Return the number of lines holding "image", with nothing added.
---------- Source material
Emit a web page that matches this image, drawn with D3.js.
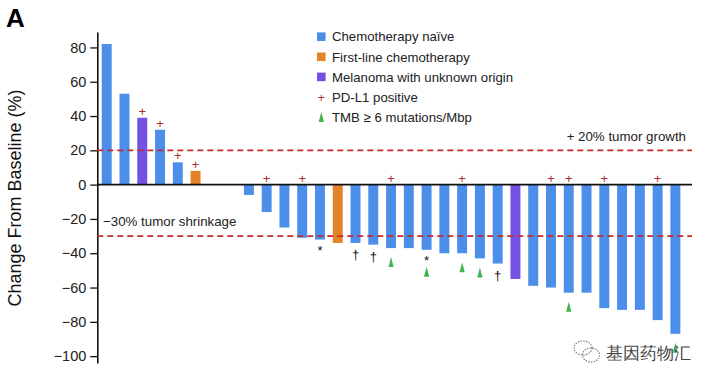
<!DOCTYPE html>
<html>
<head>
<meta charset="utf-8">
<title>Waterfall</title>
<script src="https://cdn.jsdelivr.net/npm/d3@7"></script>
<style>
  body { margin: 0; background: #fff; }
  text { font-family: "Liberation Sans", Arial, sans-serif; }
</style>
</head>
<body>
<div id="chart"></div>
<script>
// best change from baseline per patient (%), left to right
const change = [82, 53, 39, 32, 13, 8, 0, 0, -6, -16, -25, -31, -32, -34, -34, -35,
                -37, -37, -38, -40, -40, -43, -46, -55, -59, -60, -63, -63, -72, -73, -73, -79, -87];
// treatment group per patient
const group = ["naive", "naive", "unknown", "naive", "naive", "first", "naive", "naive",
               "naive", "naive", "naive", "naive", "naive", "first", "naive", "naive",
               "naive", "naive", "naive", "naive", "naive", "naive", "naive", "unknown",
               "naive", "naive", "naive", "naive", "naive", "naive", "naive", "naive", "naive"];
// marker indices
const pdl1 = [2, 3, 4, 5, 9, 11, 16, 20, 25, 26, 28, 31];
const tmb = [16, 18, 20, 21, 26, 32];
const dagger = [14, 15, 22];
const asterisk = [12, 18];
const yTicks = [80, 60, 40, 20, 0, -20, -40, -60, -80, -100];
const legendItems = ["Chemotherapy naïve", "First-line chemotherapy", "Melanoma with unknown origin",
                     "PD-L1 positive", "TMB \u2265 6 mutations/Mbp"];

const colors = {naive: "#4b8fea", first: "#e5822a", unknown: "#7450e4"};
const red = "#c42b2b";
const green = "#3fb54a";

const w = 714, h = 383;
const svg = d3.select("#chart").append("svg")
    .attr("width", w).attr("height", h);

const y = d3.scaleLinear().domain([-104, 89]).range([363, 32]);
const x = d3.scaleBand()
    .domain(d3.range(change.length))
    .range([97.3, 684.8])
    .paddingInner(0.44)
    .paddingOuter(0.25);
const lineEnd = 692;

// panel letter
svg.append("text").attr("x", 6).attr("y", 27)
    .attr("font-size", "26px").attr("font-weight", "bold").text("A");

// axis title
svg.append("text")
    .attr("transform", "translate(21,198) rotate(-90)")
    .attr("text-anchor", "middle")
    .attr("font-size", "18px").attr("fill", "#111")
    .text("Change From Baseline (%)");

// y axis
const yAxis = d3.axisLeft(y).tickValues(yTicks).tickSize(7).tickSizeOuter(0).tickPadding(4);
const gy = svg.append("g").attr("transform", "translate(97.3,0)").call(yAxis);
gy.select(".domain").attr("stroke", "#111").attr("stroke-width", 1.6);
gy.selectAll(".tick line").attr("stroke", "#111").attr("stroke-width", 1.3);
gy.selectAll(".tick text").attr("font-size", "14.5px").attr("fill", "#222")
    .attr("font-family", "Liberation Sans, Arial, sans-serif");

// bars
svg.selectAll("rect.bar")
    .data(change)
    .enter().append("rect")
    .attr("class", "bar")
    .attr("x", (d, i) => x(i))
    .attr("width", x.bandwidth())
    .attr("y", d => y(Math.max(d, 0)))
    .attr("height", d => Math.abs(y(d) - y(0)))
    .attr("fill", (d, i) => colors[group[i]]);

// reference lines
[20, -30].forEach(v => {
  svg.append("line")
      .attr("x1", 97.3).attr("x2", lineEnd)
      .attr("y1", y(v)).attr("y2", y(v))
      .attr("stroke", red).attr("stroke-width", 1.6)
      .attr("stroke-dasharray", "6,4");
});
svg.append("line")
    .attr("x1", 97.3).attr("x2", lineEnd)
    .attr("y1", y(0)).attr("y2", y(0))
    .attr("stroke", "#111").attr("stroke-width", 1.6);

svg.append("text").attr("x", 686).attr("y", y(20) - 9)
    .attr("text-anchor", "end").attr("font-size", "13.3px").attr("fill", "#222")
    .text("+ 20% tumor growth");
svg.append("text").attr("x", 103).attr("y", y(-30) - 10)
    .attr("font-size", "13.3px").attr("fill", "#222")
    .text("\u221230% tumor shrinkage");

const cx = i => x(i) + x.bandwidth() / 2;

// PD-L1 plus signs
svg.selectAll("text.plus")
    .data(pdl1)
    .enter().append("text")
    .attr("class", "plus")
    .attr("x", i => cx(i))
    .attr("y", i => y(Math.max(change[i], 0)) - 2)
    .attr("text-anchor", "middle")
    .attr("font-size", "13px").attr("fill", "#b0282e")
    .text("+");

// daggers and asterisks
svg.selectAll("text.dag")
    .data(dagger)
    .enter().append("text")
    .attr("class", "dag")
    .attr("x", i => cx(i))
    .attr("y", i => y(change[i]) + 16)
    .attr("text-anchor", "middle")
    .attr("font-size", "13px").attr("fill", "#111")
    .text("\u2020");
svg.selectAll("text.ast")
    .data(asterisk)
    .enter().append("text")
    .attr("class", "ast")
    .attr("x", i => cx(i))
    .attr("y", i => y(change[i]) + 15)
    .attr("text-anchor", "middle")
    .attr("font-size", "13px").attr("fill", "#111")
    .text("*");

// TMB triangles
function tri(px, top) {
  return `M${px},${top} L${px + 2.6},${top + 10} L${px - 2.6},${top + 10} Z`;
}
svg.selectAll("path.tmb")
    .data(tmb)
    .enter().append("path")
    .attr("class", "tmb")
    .attr("d", i => tri(cx(i), y(change[i]) + (asterisk.includes(i) ? 17 : 9)))
    .attr("fill", green);

// legend
const lg = svg.append("g").attr("transform", "translate(317,0)");
legendItems.forEach((t, k) => {
  const cy = 36.7 + k * 20.1;
  if (k < 3) {
    lg.append("rect").attr("x", 0).attr("y", cy - 4.3).attr("width", 8.6).attr("height", 8.6)
        .attr("fill", colors[["naive", "first", "unknown"][k]]);
  } else if (k === 3) {
    lg.append("text").attr("x", 4.3).attr("y", cy + 4.5).attr("text-anchor", "middle")
        .attr("font-size", "12px").attr("fill", "#b0282e").text("+");
  } else {
    lg.append("path").attr("d", tri(4.3, cy - 5)).attr("fill", green);
  }
  lg.append("text").attr("x", 15).attr("y", cy + 4.7)
      .attr("font-size", "13.2px").attr("fill", "#222").text(t);
});

// watermark
const wm = svg.append("g").attr("fill", "none").attr("stroke", "#777")
    .attr("stroke-width", 1.1).attr("stroke-dasharray", "1.5,1.2");
wm.append("ellipse").attr("cx", 583).attr("cy", 348).attr("rx", 9).attr("ry", 7);
wm.append("ellipse").attr("cx", 591).attr("cy", 355).attr("rx", 8.5).attr("ry", 7);
svg.append("text").attr("x", 606).attr("y", 359)
    .attr("font-family", "Noto Sans CJK SC").attr("font-size", "17px")
    .attr("fill", "#444")
    .text("基因药物汇");
</script>
</body>
</html>
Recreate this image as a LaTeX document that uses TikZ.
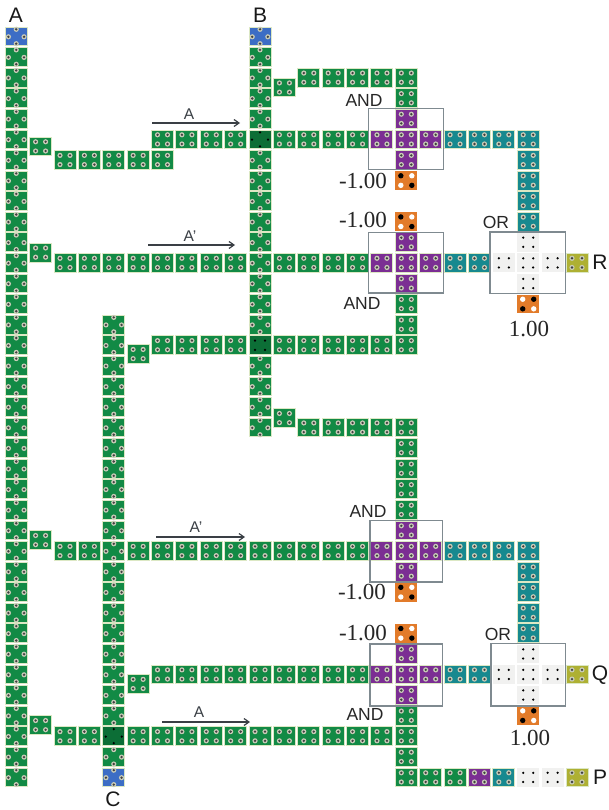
\documentclass[tikz,border=0pt]{standalone}
\usepackage{fontspec}
\setmainfont{Liberation Serif}
\setsansfont{Liberation Sans}
\usetikzlibrary{arrows.meta}
\definecolor{gr}{HTML}{128A45}
\definecolor{dgr}{HTML}{0C6E36}
\definecolor{pu}{HTML}{7B2E93}
\definecolor{te}{HTML}{17898F}
\definecolor{bl}{HTML}{3C6DC5}
\definecolor{or}{HTML}{E27B2A}
\definecolor{ye}{HTML}{AEB033}
\definecolor{li}{HTML}{F1F1F0}
\definecolor{edge}{HTML}{DCE8C4}
\definecolor{hole}{HTML}{C9CCB8}
\definecolor{boxc}{HTML}{7F8A90}
\definecolor{arr}{HTML}{3A3F45}
\newcommand{\at}[2]{\pgfmathsetmacro\cxx{65+24.38*#1}\pgfmathsetmacro\cyy{36.5+20.58*#2}}
\newcommand{\body}[1]{\filldraw[fill=#1,draw=edge,line width=.9] (-11,-9.4) rectangle (11,9.4);}
\newcommand{\hl}[2]{\fill[hole] (#1,#2) circle (2.6);\fill[black!75] (#1,#2) circle (1.3);}
\newcommand{\bk}[2]{\fill[black] (#1,#2) circle (1.25);}
% 2x2 holes
\newcommand{\cH}[3]{\at{#2}{#3}\begin{scope}[shift={(\cxx,\cyy)}]\body{#1}\hl{-5}{-4.6}\hl{5}{-4.6}\hl{-5}{4.6}\hl{5}{4.6}\end{scope}}
% four holes as a diamond
\newcommand{\cD}[3]{\at{#2}{#3}\begin{scope}[shift={(\cxx,\cyy)}]\body{#1}\hl{0}{-7.2}\hl{-7.8}{.3}\hl{7.8}{.3}\hl{0}{7.2}\end{scope}}
% dark crossing, black dots
\newcommand{\cXd}[2]{\at{#1}{#2}\begin{scope}[shift={(\cxx,\cyy)}]\body{dgr}\bk{0}{-7}\bk{-8}{.3}\bk{8}{.3}\bk{0}{7}\end{scope}}
\newcommand{\cXh}[2]{\at{#1}{#2}\begin{scope}[shift={(\cxx,\cyy)}]\body{dgr}\bk{-5}{-4.6}\bk{5}{-4.6}\bk{-5}{4.6}\bk{5}{4.6}\end{scope}}
% pale cell
\newcommand{\cL}[2]{\at{#1}{#2}\begin{scope}[shift={(\cxx,\cyy)}]\fill[li] (-11,-9.4) rectangle (11,9.4);\bk{-5}{-4.6}\bk{5}{-4.6}\bk{-5}{4.6}\bk{5}{4.6}\end{scope}}
% orange constant cells
\newcommand{\cO}[3]{\at{#1}{#2}\begin{scope}[shift={(\cxx,\cyy)}]\fill[or] (-11,-9.4) rectangle (11,9.4);
\ifnum#3=0
\fill[black] (-5.5,-4.8) circle (2.7);\fill[white] (5.5,-4.8) circle (2.7);\fill[white] (-5.5,4.8) circle (2.7);\fill[black] (5.5,4.8) circle (2.7);
\else
\fill[white] (-5.5,-4.8) circle (2.7);\fill[black] (5.5,-4.8) circle (2.7);\fill[black] (-5.5,4.8) circle (2.7);\fill[white] (5.5,4.8) circle (2.7);
\fi\end{scope}}
\tikzset{
  gatebox/.style={draw=boxc,line width=1.1},
  gatetxt/.style={font=\sffamily\fontsize{17.5}{18}\selectfont,text=black!85,inner sep=0},
  valtxt/.style={font=\rmfamily\fontsize{23}{24}\selectfont,text=black!85,inner sep=0},
  sigtxt/.style={font=\sffamily\fontsize{21}{22}\selectfont,text=black!90,inner sep=0},
  arrtxt/.style={font=\sffamily\fontsize{15.5}{16}\selectfont,text=arr,inner sep=0},
  wirearrow/.style={draw=arr,line width=1.2,-{Straight Barb[length=5pt,width=7pt]}}
}
\begin{document}
\begin{tikzpicture}[x=1pt,y=-1pt]
\useasboundingbox (0,0) rectangle (609,810);
\fill[white] (0,0) rectangle (609,810);
% vertical input columns
\foreach \i in {1,...,36} {\cD{gr}{-2}{\i}}
\cD{bl}{-2}{0}
\foreach \i in {1,...,4,6,7,...,14,16,17,18,19} {\cD{gr}{8}{\i}}
\cD{bl}{8}{0}
\cXd{8}{5}
\cXh{8}{15}
\foreach \i in {14,...,33,35} {\cD{gr}{2}{\i}}
\cXd{2}{34}
\cD{bl}{2}{36}
% step cells
\foreach \i in {5.34,10.5,24.47,33.46} {\cH{gr}{-1}{\i}}
\cH{gr}{9}{2.48}
\cH{gr}{9}{18.54}
\cH{gr}{3}{15.43}
\cH{gr}{3}{31.46}
% first AND
\foreach \k in {0,...,4} {\cH{gr}{\k}{6}}
\foreach \k in {4,...,7,9,10,11,12} {\cH{gr}{\k}{5}}
\foreach \k in {10,...,14} {\cH{gr}{\k}{2}}
\cH{gr}{14}{3}
\foreach \k/\i in {14/4,13/5,14/5,15/5,14/6} {\cH{pu}{\k}{\i}}
\cO{14}{7}{0}
\foreach \k in {16,...,19} {\cH{te}{\k}{5}}
\foreach \i in {6,...,9} {\cH{te}{19}{\i}}
% second AND and first OR
\foreach \k in {0,...,7,9,10,11,12} {\cH{gr}{\k}{11}}
\foreach \k/\i in {14/10,13/11,14/11,15/11,14/12} {\cH{pu}{\k}{\i}}
\cO{14}{9}{0}
\foreach \i in {13,14,15} {\cH{gr}{14}{\i}}
\foreach \k in {4,...,7,9,10,...,13} {\cH{gr}{\k}{15}}
\foreach \k in {16,17} {\cH{te}{\k}{11}}
\foreach \k/\i in {19/10,18/11,19/11,20/11,19/12} {\cL{\k}{\i}}
\cH{ye}{21}{11}
\cO{19}{13}{1}
% third AND
\foreach \k in {10,...,14} {\cH{gr}{\k}{19}}
\foreach \i in {20,...,23} {\cH{gr}{14}{\i}}
\foreach \k in {0,1,3,4,...,12} {\cH{gr}{\k}{25}}
\foreach \k/\i in {14/24,13/25,14/25,15/25,14/26} {\cH{pu}{\k}{\i}}
\cO{14}{27}{0}
\foreach \k in {16,...,19} {\cH{te}{\k}{25}}
\foreach \i in {26,...,29} {\cH{te}{19}{\i}}
% fourth AND and second OR
\foreach \k in {4,...,12} {\cH{gr}{\k}{31}}
\foreach \k/\i in {14/30,13/31,14/31,15/31,14/32} {\cH{pu}{\k}{\i}}
\cO{14}{29}{0}
\foreach \k in {16,17} {\cH{te}{\k}{31}}
\foreach \k/\i in {19/30,18/31,19/31,20/31,19/32} {\cL{\k}{\i}}
\cH{ye}{21}{31}
\cO{19}{33}{1}
\foreach \i in {33,...,36} {\cH{gr}{14}{\i}}
\foreach \k in {0,1,3,4,...,13} {\cH{gr}{\k}{34}}
% output P
\foreach \k in {15,16} {\cH{gr}{\k}{36}}
\cH{pu}{17}{36}
\cH{te}{18}{36}
\foreach \k in {19,20} {\cL{\k}{36}}
\cH{ye}{21}{36}
% gate boxes
\draw[gatebox] (368.5,108.5) rectangle (443.5,169.5);
\draw[gatebox] (368.5,232.5) rectangle (443.5,293);
\draw[gatebox] (490,232) rectangle (565.5,293.5);
\draw[gatebox] (370,520.5) rectangle (442.5,582);
\draw[gatebox] (370,644) rectangle (442.5,706);
\draw[gatebox] (491,643.5) rectangle (565.5,706);
% arrows
\coordinate (a1s) at (152,123);\coordinate (a1e) at (240,123);
\coordinate (a2s) at (148,245);\coordinate (a2e) at (235,245);
\coordinate (a3s) at (156,537);\coordinate (a3e) at (245,537);
\coordinate (a4s) at (162,722);\coordinate (a4e) at (250,722);
\draw[wirearrow] (a1s) -- (a1e);
\draw[wirearrow] (a2s) -- (a2e);
\draw[wirearrow] (a3s) -- (a3e);
\draw[wirearrow] (a4s) -- (a4e);
\node[arrtxt] (la1) at (189,114) {A};
\node[arrtxt] (la2) at (190,236) {A'};
\node[arrtxt] (la3) at (196,527) {A'};
\node[arrtxt] (la4) at (199,712) {A};
% labels
\node[sigtxt] (lA) at (16,15) {A};
\node[sigtxt] (lB) at (260,15) {B};
\node[sigtxt] (lC) at (113,799) {C};
\node[sigtxt] (lR) at (600,262) {R};
\node[sigtxt] (lQ) at (600,675) {Q};
\node[sigtxt] (lP) at (600,777) {P};
\node[gatetxt] (g1) at (364,100) {AND};
\node[gatetxt] (g2) at (362,303) {AND};
\node[gatetxt] (g3) at (368,511) {AND};
\node[gatetxt] (g4) at (365,714) {AND};
\node[gatetxt] (o1) at (496,222) {OR};
\node[gatetxt] (o2) at (498,634) {OR};
\node[valtxt] (v1) at (363,181) {-1.00};
\node[valtxt] (v2) at (363,220) {-1.00};
\node[valtxt] (v3) at (529,329) {1.00};
\node[valtxt] (v4) at (362,592) {-1.00};
\node[valtxt] (v5) at (363,633) {-1.00};
\node[valtxt] (v6) at (530,738) {1.00};
\end{tikzpicture}
\end{document}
--------------------
§ **Written reply**
2